Sal solves the equation 5/(2x)-4/(3x)=7/18 by first finding the LCM (least common multiple) of 2x and 3x. Created by Sal Khan and Monterey Institute for Technology and Education.

## Video transcript

Solve the equation, 5 over
2x minus 4 over 3x is equal to 7 over 18. And they tell us that x can't to
be equal to 0, because that would make these two expressions
here undefined. Hopefully the answer here is not
0, and then this becomes-- this is kind of extra,
unnecessary information. So let's figure out
how to solve this. So a good place to start-- I
don't like having x's in my denominators. So let's multiply-- and in fact,
in general, I don't like having fractions in
my equations.

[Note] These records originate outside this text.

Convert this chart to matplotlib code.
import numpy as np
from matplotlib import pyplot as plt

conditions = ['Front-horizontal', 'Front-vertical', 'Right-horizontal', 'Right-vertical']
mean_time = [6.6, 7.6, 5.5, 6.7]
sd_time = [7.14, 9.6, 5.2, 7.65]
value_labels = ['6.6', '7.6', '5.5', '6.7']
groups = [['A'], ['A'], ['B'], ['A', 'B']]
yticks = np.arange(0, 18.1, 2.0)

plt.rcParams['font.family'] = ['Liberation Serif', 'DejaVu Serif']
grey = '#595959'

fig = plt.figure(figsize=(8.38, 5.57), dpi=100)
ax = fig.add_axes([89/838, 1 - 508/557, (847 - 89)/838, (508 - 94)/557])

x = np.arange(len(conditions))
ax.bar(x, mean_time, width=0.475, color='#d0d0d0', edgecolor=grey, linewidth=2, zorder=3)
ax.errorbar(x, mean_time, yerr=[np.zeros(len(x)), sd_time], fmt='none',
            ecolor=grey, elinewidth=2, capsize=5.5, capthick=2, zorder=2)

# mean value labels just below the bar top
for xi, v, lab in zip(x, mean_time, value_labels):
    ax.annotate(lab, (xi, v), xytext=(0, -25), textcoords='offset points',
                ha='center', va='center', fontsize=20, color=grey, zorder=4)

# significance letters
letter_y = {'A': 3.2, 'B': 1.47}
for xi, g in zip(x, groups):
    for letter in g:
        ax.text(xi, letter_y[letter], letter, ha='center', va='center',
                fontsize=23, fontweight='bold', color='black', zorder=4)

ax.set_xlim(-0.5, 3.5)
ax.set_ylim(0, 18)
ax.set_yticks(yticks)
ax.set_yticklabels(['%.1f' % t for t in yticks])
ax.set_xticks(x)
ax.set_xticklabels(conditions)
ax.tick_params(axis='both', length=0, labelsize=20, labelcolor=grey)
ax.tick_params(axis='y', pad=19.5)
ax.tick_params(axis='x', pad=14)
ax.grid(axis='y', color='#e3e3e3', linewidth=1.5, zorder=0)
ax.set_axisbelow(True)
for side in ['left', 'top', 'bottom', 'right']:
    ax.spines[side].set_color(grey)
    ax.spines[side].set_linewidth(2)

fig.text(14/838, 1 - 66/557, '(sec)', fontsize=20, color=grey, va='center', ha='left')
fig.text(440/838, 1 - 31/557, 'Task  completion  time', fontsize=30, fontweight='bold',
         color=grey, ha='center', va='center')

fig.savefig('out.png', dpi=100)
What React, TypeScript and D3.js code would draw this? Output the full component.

So let's see if we can multiply
both sides of this equation by some things that
will get rid of the fractions. So let me just rewrite it
so we have some space. 5 over 2x, and then we have
minus 4 over 3x is equal to 7 over 18. Now, if we want to get rid of
the 2 in the denominator here, we could multiply
everything by 2. If we want to get rid of this 3
in the denominator, we could multiply everything by 3. If we want to get rid of this
18 in the denominator, we could multiply everything
by 18. And 18 also includes
a 2 and a 3. The prime factorization
of 18 is 2 times 9, which is 3 times 3. So when you're multiplying both
sides of the equation by 18, you're actually multiplying
it by a 2 and a 3 and another 3. So let's just multiply both
sides of this equation by 18. So I'll multiply this term
right here by 18. And then, this term
right here by 18. That'll get rid of all of
these numbers in the denominator. 18 divided by 3 is 6. 18 divided by 2 is 9. But we don't just have numbers
in the denominator, we also have these x's in
the denominator. So let's also multiply both
sides of the equation by x, so that we get rid of these. So we're essentially going to
multiply both sides of the equation by 18x. We're taking, essentially,
the least common multiple of 2x, 3x and 18. This is the smallest number that
is divisible by all three of these characters. Now, when we do that our
denominators will disappear. x divided by x is 1. 18 divided by 2 is 9. So this term becomes 9
times 5, which is 45. And then this term right here,
x divided by x is 1. 18 divided by 3 is 6. So you have 6 times 4 is 24,
but you have a subtraction sign here so minus 24 is equal
to-- let me do that in that yellow-- is equal to-- and then
you have this term, 7 over 18 times 18x. Well, the 18's cancel out and
you're just left with 7 times x is equal to 7x. And now this becomes a much,
much simpler equation. Now, what's 45 minus 24? Let's see, 45 minus 20
would be would be 25. Then you subtract
4 more, it's 21. So you get 21 is equal to 7x. Divide both sides by 7 and
you get x is equal to 3. And let's verify that
that works. So we have 5 over 2x. So that's the same thing as
5 over 2 times 3, minus 4 over 3 times 3. So this is 5/6 minus 4 over
18-- sorry, 4 over 9. We want to find a common
denominator. 18 is the least common multiple
of 6 and 9, so let's put it over 18. 5/6 is the same thing
as 15 over 18. Multiply the numerator
and denominator by 3. 4/9 is the same thing
as 8 over 18. Multiply the numerator
and denominator by 2. 15 minus 8. So this becomes 15 minus
8 over 18, which is equal to 7 over 18. So it works out. 5 over 2x when x is equal to 3,
minus 4 over 3x when x is equal to 3 is indeed
equal to 7/18. So we're done.